I have written several articles about the importance of monitoring the water quality of the lake.

As stated in these articles, LMEF has been monitoring for decades, both through paid consultants and through volunteers. We submit four lake samples to the IU Clean Lakes Program each summer but don’t get a report until the following spring. This is good information to have but to be proactive measurement data should be provided in real time.

Why Monitoring Matters

North American Lakes Management Society

The Solution

Through a collaboration with Culver Academies and Marshall County Community Foundation Vonnegut Fund, in 2024 LMEF will be purchasing a data buoy for the lake. This buoy can house multiple sensors at multiple depths, providing comprehensive and real-time information.

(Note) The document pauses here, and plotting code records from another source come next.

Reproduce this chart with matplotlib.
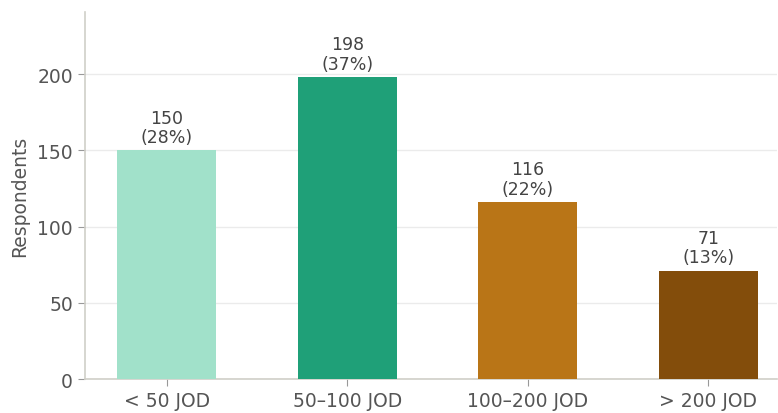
import matplotlib
matplotlib.use("Agg")
import matplotlib.pyplot as plt

# ── 数据 ──────────────────────────────────────────
categories = ["< 50 JOD", "50–100 JOD", "100–200 JOD", "> 200 JOD"]
counts = [150, 198, 116, 71]
shares = [28, 37, 22, 13]
colors = ["#a1e1ca", "#1fa078", "#b97517", "#834d0b"]

plt.rcParams['font.family'] = ['DejaVu Sans']

fig = plt.figure(figsize=(7.78, 4.14), dpi=100)
ax = fig.add_axes([0.109, 0.082, 0.89, 0.887])

x = range(len(categories))
bars = ax.bar(x, counts, width=0.55, color=colors, zorder=3)

for b, c, s in zip(bars, counts, shares):
    ax.text(b.get_x() + b.get_width() / 2, c + 3, f"{c}\n({s}%)",
            ha='center', va='bottom', fontsize=12.5, color='#444444',
            linespacing=1.1)

ax.set_xticks(list(x))
ax.set_xticklabels(categories)
ax.set_xlim(-0.454, 3.382)
ax.set_ylim(0, 241)
ax.set_yticks([0, 50, 100, 150, 200])
ax.set_ylabel("Respondents", fontsize=13.5, color='#555555', labelpad=6)

ax.grid(axis='y', color='#ebebeb', linewidth=1, zorder=0)
ax.tick_params(axis='both', labelsize=13.5, colors='#555555', length=5)
ax.tick_params(axis='both', labelcolor='#555555', color='#999999')
for side in ['top', 'right']:
    ax.spines[side].set_visible(False)
for side in ['left', 'bottom']:
    ax.spines[side].set_color('#d0cfc8')
    ax.spines[side].set_linewidth(1.2)

fig.savefig("out.png", dpi=100)
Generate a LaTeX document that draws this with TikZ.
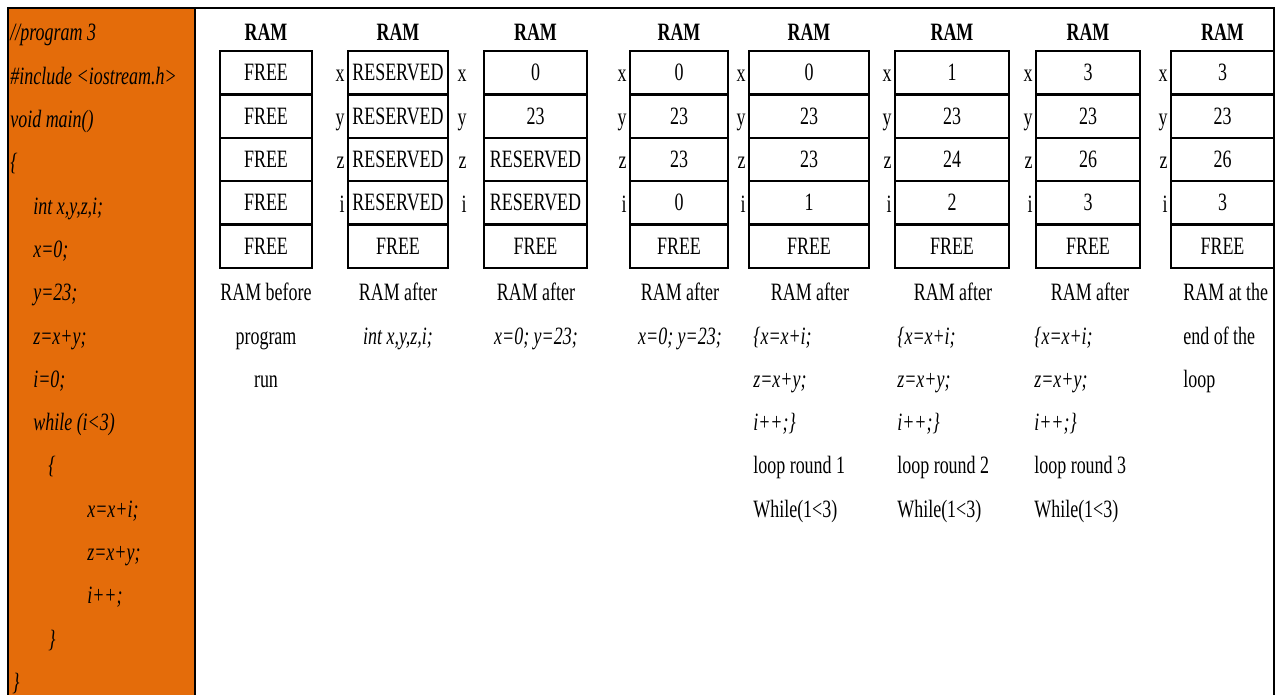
\documentclass[tikz,border=0pt]{standalone}
\usepackage{fontspec}
\setmainfont{Liberation Serif}[FakeStretch=0.72]
\definecolor{codeorange}{RGB}{228,108,10}
\tikzset{
  txt/.style={inner sep=0pt, font=\fontsize{14.2pt}{17pt}\selectfont},
  code/.style={txt, anchor=base west, font=\fontsize{14.2pt}{17pt}\selectfont\itshape},
  head/.style={txt, anchor=base, font=\fontsize{14.2pt}{17pt}\selectfont\bfseries},
  cell/.style={txt, draw, line width=1.3pt, minimum height=0.868cm, text height=0.9em, text depth=0pt},
  varname/.style={txt, anchor=base east},
  capt/.style={txt, anchor=base},
  frame/.style={line width=1.5pt},
}
\begin{document}
\begin{tikzpicture}[x=0.02cm, y=-0.02cm]
  \useasboundingbox (0,0) rectangle (1276,695);
  % program panel and frame
  \fill[codeorange] (8,8) rectangle (195,695);
  \draw[frame] (8,695) -- (8,8) -- (1274,8) -- (1274,695);
  \draw[frame] (195,8) -- (195,695);
  % program text
  \foreach \x/\t [count=\k] in {10/{//program 3}, 10/{\#include <iostream.h>}, 10/{void main()}, 10/{\{},
      33/{int x,y,z,i;}, 33/{x=0;}, 33/{y=23;}, 33/{z=x+y;}, 33/{i=0;}, 33/{while (i<3)},
      48/{\{}, 87/{x=x+i;}, 87/{z=x+y;}, 87/{i++;}, 48/{\}}, 12/{\}}}
    \node[code] (code\k) at (\x,{41+43.3*(\k-1)}) {\t};
  % RAM tables
  \foreach \n/\l/\r/\vals in {1/220/312/{FREE,FREE,FREE,FREE,FREE},
      2/348/448/{RESERVED,RESERVED,RESERVED,RESERVED,FREE},
      3/484/587/{0,23,RESERVED,RESERVED,FREE},
      4/630/728/{0,23,23,0,FREE},
      5/749/869/{0,23,23,1,FREE},
      6/895/1009/{1,23,24,2,FREE},
      7/1036/1140/{3,23,26,3,FREE},
      8/1171/1274/{3,23,26,3,FREE}}{
    \node[head] (head\n) at ({(\l+\r)/2},41) {RAM};
    \foreach \v [count=\k] in \vals
      \node[cell, minimum width={(\r-\l)*0.02cm}] (t\n-\k) at ({(\l+\r)/2},{72.7+43.4*(\k-1)}) {\v};
  }
  % variable names
  \foreach \n/\x in {2/345, 3/467, 4/627, 5/746, 6/892, 7/1033, 8/1168}
    \foreach \s [count=\k] in {x,y,z,i}
      \node[varname] (var\n-\k) at (\x,{82+43.4*(\k-1)}) {\s};
  % captions
  \node[capt] (cap1-a) at (266,300.8) {RAM before};
  \node[capt] (cap1-b) at (266,344.1) {program};
  \node[capt] (cap1-c) at (266,387.4) {run};
  \node[capt] (cap2-a) at (398,300.8) {RAM after};
  \node[capt] (cap2-b) at (398,344.1) {\textit{int x,y,z,i;}};
  \node[capt] (cap3-a) at (536,300.8) {RAM after};
  \node[capt] (cap3-b) at (536,344.1) {\textit{x=0; y=23;}};
  \node[capt] (cap4-a) at (680,300.8) {RAM after};
  \node[capt] (cap4-b) at (680,344.1) {\textit{x=0; y=23;}};
  \foreach \n/\c/\x/\r in {5/810/753/1, 6/953/897/2, 7/1090/1034/3}{
    \node[capt] (cap\n-a) at (\c,300.8) {RAM after};
    \node[capt, anchor=base west] (cap\n-b) at (\x,344.1) {\textit{\{x=x+i;}};
    \node[capt, anchor=base west] (cap\n-c) at (\x,387.4) {\textit{z=x+y;}};
    \node[capt, anchor=base west] (cap\n-d) at (\x,430.7) {\textit{i++;\}}};
    \node[capt, anchor=base west] (cap\n-e) at (\x,474) {loop round \r};
    \node[capt, anchor=base west] (cap\n-f) at (\x,517.3) {While(1<3)};
  }
  \node[capt, anchor=base west] (cap8-a) at (1183,300.8) {RAM at the};
  \node[capt, anchor=base west] (cap8-b) at (1183,344.1) {end of the};
  \node[capt, anchor=base west] (cap8-c) at (1183,387.4) {loop};
\end{tikzpicture}
\end{document}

We are in the process of deciding what data we want to collect and which sensors to attach to the buoy. The system can then transmit the data to the internet for access from any computer.

More Sensors = More Money!

  • Wave height
  • Wind Speed
  • Water Temperature
  • pH
  • Phosphorus
  • Nitrogen
  • Chlorophyll-a and phycocyanin
  • Above water and Underwater cameras
  • Water clarity at multiple depths

Lake Maxinkuckee is a complex ecosystem with numerous inputs and outputs that impact water quality. Real-time monitoring will allow LMEF to stay abreast of ever-changing water quality and address potential issues before they develop into larger problems.

“Without data, you’re just another person with an opinion.”